I fragili confini del nostro Paese

Si può, però, avere una vera politica di inserimento e di integrazione. Si possono creare forme di immigrazione legale. Si può sconfiggere, anche a casa nostra, i complici dei trafficanti di esseri umani. Si possono contrastare, dicendo la verità, le strumentalizzazioni della destra e la passività della sinistra. Si deve ricordare che le gesta durissime del Salvini ministro non hanno avuto risultati che non fossero di tutta la sponda Nord del Mediterraneo in quel periodo, e che il ministro disertava regolarmente le riunioni europee sulle migrazioni salvo poi accusare a gran voce l’Europa di averci abbandonati.

Si può spiegare che il «blocco navale» è un atto di guerra, e funziona soltanto se si è pronti a sparare su chi vuole violarlo. Davvero la nostra Marina o altre Marine europee aprirebbero il fuoco contro i barconi? No, salverebbero i migranti in pericolo come impone il diritto del mare, moltiplicando così le partenze. Efficace per molti versi è stato il ministro Minniti sulla Libia, ma il Pd non ha voluto o saputo valorizzare quei progressi presso l’opinione pubblica. E oggi il segretario Zingaretti, come la ministra Lamorgese, reclamano una evacuazione umanitaria dei campi di prigionia e di tortura che sappiamo esistere in Libia. Ma siamo consapevoli che per fare ciò, visti gli interessi in gioco, serve una massiccia operazione militare? Oppure crediamo di poter convincere l’Onu a impiegare i suoi Caschi Blu? La realtà è che l’unica via forse percorribile nella Tripolitania di oggi per far cessare lo scandalo di quei campi è di rivolgerci ai turchi e di pregarli di esercitare pressioni sui libici di Serraj che a loro tutto devono. Come del resto facciamo in campo energetico, e come dovremmo fare per le partenze dei migranti.

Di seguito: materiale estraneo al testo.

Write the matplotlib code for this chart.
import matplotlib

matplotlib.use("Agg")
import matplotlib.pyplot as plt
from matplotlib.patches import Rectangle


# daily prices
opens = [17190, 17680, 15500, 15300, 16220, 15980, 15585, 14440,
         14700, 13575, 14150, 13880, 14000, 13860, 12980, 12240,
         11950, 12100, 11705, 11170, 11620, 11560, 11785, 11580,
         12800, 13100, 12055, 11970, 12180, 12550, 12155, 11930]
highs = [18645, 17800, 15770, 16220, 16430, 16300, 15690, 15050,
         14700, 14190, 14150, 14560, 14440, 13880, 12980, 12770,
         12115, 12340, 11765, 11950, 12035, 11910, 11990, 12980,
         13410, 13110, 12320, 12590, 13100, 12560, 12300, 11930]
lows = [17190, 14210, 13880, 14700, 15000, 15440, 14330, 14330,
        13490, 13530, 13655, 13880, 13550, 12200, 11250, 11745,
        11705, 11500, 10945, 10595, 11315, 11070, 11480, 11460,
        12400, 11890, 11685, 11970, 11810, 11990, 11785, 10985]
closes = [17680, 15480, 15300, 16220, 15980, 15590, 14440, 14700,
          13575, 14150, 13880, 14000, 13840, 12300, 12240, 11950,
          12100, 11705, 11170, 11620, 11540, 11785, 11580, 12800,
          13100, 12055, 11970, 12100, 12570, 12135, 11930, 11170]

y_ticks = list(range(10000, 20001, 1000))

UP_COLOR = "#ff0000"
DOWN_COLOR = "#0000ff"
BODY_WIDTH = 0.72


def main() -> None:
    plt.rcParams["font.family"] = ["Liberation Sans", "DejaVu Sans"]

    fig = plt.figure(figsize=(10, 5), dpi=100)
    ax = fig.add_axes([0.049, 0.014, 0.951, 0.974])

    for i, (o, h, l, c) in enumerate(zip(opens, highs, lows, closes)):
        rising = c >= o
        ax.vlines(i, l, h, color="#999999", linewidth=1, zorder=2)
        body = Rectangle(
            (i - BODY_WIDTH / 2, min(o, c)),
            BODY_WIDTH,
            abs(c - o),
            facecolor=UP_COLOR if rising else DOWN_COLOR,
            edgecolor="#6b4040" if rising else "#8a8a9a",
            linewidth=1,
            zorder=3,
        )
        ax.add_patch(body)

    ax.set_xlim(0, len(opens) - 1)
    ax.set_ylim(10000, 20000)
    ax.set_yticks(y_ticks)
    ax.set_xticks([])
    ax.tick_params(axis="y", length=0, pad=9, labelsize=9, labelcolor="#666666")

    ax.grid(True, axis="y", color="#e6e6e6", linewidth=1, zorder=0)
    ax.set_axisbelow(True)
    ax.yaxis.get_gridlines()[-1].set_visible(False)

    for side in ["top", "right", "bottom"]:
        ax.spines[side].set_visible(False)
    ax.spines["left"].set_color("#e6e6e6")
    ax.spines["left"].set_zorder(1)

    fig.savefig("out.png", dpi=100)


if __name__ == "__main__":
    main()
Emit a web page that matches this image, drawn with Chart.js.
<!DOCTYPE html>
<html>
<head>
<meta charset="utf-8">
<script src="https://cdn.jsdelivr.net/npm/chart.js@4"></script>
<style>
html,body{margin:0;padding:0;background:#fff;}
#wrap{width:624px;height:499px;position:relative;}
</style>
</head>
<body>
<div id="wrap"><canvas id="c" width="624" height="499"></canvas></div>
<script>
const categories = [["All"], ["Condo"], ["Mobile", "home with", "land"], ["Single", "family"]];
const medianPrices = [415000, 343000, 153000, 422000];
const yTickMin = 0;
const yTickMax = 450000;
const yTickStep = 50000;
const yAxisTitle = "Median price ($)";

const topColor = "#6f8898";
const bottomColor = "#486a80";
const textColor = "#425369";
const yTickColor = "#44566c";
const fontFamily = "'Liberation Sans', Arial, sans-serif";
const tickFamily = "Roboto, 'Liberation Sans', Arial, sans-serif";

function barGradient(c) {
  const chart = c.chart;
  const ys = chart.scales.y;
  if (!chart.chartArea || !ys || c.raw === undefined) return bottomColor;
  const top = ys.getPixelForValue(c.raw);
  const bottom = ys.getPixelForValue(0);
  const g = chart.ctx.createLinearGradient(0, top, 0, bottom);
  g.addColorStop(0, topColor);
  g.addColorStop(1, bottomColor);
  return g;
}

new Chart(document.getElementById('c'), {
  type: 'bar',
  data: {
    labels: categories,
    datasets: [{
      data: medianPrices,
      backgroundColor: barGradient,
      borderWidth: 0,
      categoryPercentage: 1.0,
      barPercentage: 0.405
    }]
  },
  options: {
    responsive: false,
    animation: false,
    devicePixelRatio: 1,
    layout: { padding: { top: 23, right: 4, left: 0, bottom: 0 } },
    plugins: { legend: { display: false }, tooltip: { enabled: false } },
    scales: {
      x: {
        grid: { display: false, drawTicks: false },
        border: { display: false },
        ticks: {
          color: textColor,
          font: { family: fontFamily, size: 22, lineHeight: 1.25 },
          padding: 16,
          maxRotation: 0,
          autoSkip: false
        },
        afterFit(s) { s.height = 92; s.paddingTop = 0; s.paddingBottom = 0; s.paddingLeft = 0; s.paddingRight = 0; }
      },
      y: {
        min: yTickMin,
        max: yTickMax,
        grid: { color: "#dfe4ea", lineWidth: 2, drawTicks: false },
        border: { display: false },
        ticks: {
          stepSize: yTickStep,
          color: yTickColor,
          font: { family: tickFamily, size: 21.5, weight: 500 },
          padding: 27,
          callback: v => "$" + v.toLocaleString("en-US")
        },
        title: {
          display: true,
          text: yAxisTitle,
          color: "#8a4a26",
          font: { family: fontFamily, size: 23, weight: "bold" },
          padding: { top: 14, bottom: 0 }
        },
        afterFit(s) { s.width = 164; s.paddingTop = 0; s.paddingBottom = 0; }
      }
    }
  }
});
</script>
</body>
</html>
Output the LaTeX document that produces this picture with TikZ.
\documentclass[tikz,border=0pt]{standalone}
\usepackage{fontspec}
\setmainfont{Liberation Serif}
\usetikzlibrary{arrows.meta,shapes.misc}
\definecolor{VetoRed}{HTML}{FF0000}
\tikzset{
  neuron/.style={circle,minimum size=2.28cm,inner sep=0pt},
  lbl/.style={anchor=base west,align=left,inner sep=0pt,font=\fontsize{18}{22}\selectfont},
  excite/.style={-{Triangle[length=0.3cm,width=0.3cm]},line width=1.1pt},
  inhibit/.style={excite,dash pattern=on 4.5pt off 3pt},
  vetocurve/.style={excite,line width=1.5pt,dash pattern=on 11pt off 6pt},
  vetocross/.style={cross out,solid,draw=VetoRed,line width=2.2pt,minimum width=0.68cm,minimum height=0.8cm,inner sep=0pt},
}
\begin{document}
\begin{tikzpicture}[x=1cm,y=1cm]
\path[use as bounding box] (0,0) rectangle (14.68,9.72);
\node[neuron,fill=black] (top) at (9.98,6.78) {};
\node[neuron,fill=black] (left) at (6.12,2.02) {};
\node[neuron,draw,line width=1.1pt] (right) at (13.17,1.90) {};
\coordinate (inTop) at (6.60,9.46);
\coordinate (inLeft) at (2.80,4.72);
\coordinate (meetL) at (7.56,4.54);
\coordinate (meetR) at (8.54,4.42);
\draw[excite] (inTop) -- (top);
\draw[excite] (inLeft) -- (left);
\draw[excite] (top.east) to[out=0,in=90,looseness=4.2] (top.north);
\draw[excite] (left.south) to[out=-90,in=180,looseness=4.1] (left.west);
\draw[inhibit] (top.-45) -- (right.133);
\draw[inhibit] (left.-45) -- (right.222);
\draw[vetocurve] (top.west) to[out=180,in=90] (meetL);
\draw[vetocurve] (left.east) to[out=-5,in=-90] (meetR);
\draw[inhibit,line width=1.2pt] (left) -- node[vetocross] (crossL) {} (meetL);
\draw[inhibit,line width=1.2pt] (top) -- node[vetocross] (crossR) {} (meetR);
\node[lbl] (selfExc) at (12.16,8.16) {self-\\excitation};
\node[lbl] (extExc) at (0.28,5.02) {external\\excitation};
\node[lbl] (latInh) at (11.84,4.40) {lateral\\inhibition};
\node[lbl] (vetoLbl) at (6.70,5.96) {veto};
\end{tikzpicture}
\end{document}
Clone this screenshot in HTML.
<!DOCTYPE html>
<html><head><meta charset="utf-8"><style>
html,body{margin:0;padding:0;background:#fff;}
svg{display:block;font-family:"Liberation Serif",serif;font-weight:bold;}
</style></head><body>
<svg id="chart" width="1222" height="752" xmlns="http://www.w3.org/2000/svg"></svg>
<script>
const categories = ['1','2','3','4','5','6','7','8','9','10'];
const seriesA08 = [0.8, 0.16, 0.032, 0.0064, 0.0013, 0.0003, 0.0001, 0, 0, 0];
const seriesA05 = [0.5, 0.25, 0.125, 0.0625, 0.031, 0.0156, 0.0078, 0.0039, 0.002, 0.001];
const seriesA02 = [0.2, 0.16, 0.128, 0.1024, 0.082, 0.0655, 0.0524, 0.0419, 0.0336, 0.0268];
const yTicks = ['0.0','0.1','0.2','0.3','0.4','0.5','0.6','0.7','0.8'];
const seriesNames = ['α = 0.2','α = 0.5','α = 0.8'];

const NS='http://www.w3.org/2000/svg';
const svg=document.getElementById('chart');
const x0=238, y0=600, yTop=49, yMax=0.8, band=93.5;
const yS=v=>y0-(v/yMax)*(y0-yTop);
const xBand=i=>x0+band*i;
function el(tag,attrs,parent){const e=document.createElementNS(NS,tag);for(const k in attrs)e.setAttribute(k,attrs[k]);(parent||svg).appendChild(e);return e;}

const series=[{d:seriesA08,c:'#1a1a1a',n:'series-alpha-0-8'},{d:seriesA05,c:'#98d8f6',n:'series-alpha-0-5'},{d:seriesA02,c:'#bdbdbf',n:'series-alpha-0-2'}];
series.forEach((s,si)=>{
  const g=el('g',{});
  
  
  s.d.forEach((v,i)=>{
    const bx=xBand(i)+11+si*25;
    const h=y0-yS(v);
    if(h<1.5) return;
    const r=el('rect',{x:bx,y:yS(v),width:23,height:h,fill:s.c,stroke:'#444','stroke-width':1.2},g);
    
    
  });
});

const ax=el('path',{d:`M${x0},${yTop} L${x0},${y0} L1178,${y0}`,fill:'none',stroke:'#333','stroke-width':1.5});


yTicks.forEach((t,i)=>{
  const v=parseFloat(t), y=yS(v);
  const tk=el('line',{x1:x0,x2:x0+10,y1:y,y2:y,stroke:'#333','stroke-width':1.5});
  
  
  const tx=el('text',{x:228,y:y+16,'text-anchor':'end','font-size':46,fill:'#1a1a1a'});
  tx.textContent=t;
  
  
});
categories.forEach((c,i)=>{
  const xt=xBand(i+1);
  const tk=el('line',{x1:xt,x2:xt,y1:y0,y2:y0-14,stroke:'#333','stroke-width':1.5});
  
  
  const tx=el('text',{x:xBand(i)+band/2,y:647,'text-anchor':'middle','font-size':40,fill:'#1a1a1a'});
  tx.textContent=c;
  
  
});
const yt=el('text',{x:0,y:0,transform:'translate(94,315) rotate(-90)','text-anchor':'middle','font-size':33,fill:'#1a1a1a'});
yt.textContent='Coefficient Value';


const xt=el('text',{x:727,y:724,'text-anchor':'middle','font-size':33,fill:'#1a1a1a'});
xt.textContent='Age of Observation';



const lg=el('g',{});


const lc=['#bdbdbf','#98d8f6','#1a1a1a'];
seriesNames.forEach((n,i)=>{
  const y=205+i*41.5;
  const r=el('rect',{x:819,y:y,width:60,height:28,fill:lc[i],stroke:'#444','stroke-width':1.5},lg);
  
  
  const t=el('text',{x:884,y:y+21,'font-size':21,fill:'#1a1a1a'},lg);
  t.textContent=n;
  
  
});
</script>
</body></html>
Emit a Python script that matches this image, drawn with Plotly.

La Tunisia è una questione diversa, anche se non raggiungerà mai il potenziale destabilizzante della Libia. Quelli tunisini sono palesemente migranti economici, e non è soltanto un barboncino subito strumentalizzato a dircelo. Il Covid-19 ha dato il colpo di grazia a una congiuntura anche politica molto instabile, e chi può pagarsi il passaggio guarda una carta e prova a raggiungere Lampedusa. Ma con Tunisi l’Italia ha un accordo di rimpatrio, e bene fanno Lamorgese e Di Maio ad annunciarne la stretta applicazione. Non basteranno gli aerei, però. E la minaccia di sospendere lo stanziamento di 6,5 milioni di aiuti già concordati va agitata presso il governo di Tunisi stando attenti a non stuzzicarne il nazionalismo, che potrebbe produrre effetti controproducenti. Anche qui ci vuole chiarezza: la crisi tunisina non passerà dall’oggi al domani, e potrebbe aprire nuove vie alle pressioni migratorie esterne.

L’Europa? Certo, anche all’Europa dobbiamo rivolgerci. Magari ricordando ad Angela Merkel, che non poco ci ha appoggiati in tema di Recovery fund, i tempi in cui il suo governo era favorevole a una revisione dei regolamenti di Dublino che tanto ci penalizzano. Niente illusioni, però. Dagli accordi per sostenere le economie più colpite dal virus l’Europa è uscita con nuovi orizzonti ma anche con accentuate debolezze derivanti dalla netta divisione tra franco-tedeschi e meridionali, «frugali» e Gruppo di Visegrad. Una equa e completa ripartizione di chi arriva in Italia non è all’ordine del giorno, per ora ci si dovrà accontentare delle accoglienze volontarie annunciate da gruppi di governi come già accaduto in passato. Perché i migranti, oltre alle nostre democrazie, possono travolgere anche l’Europa.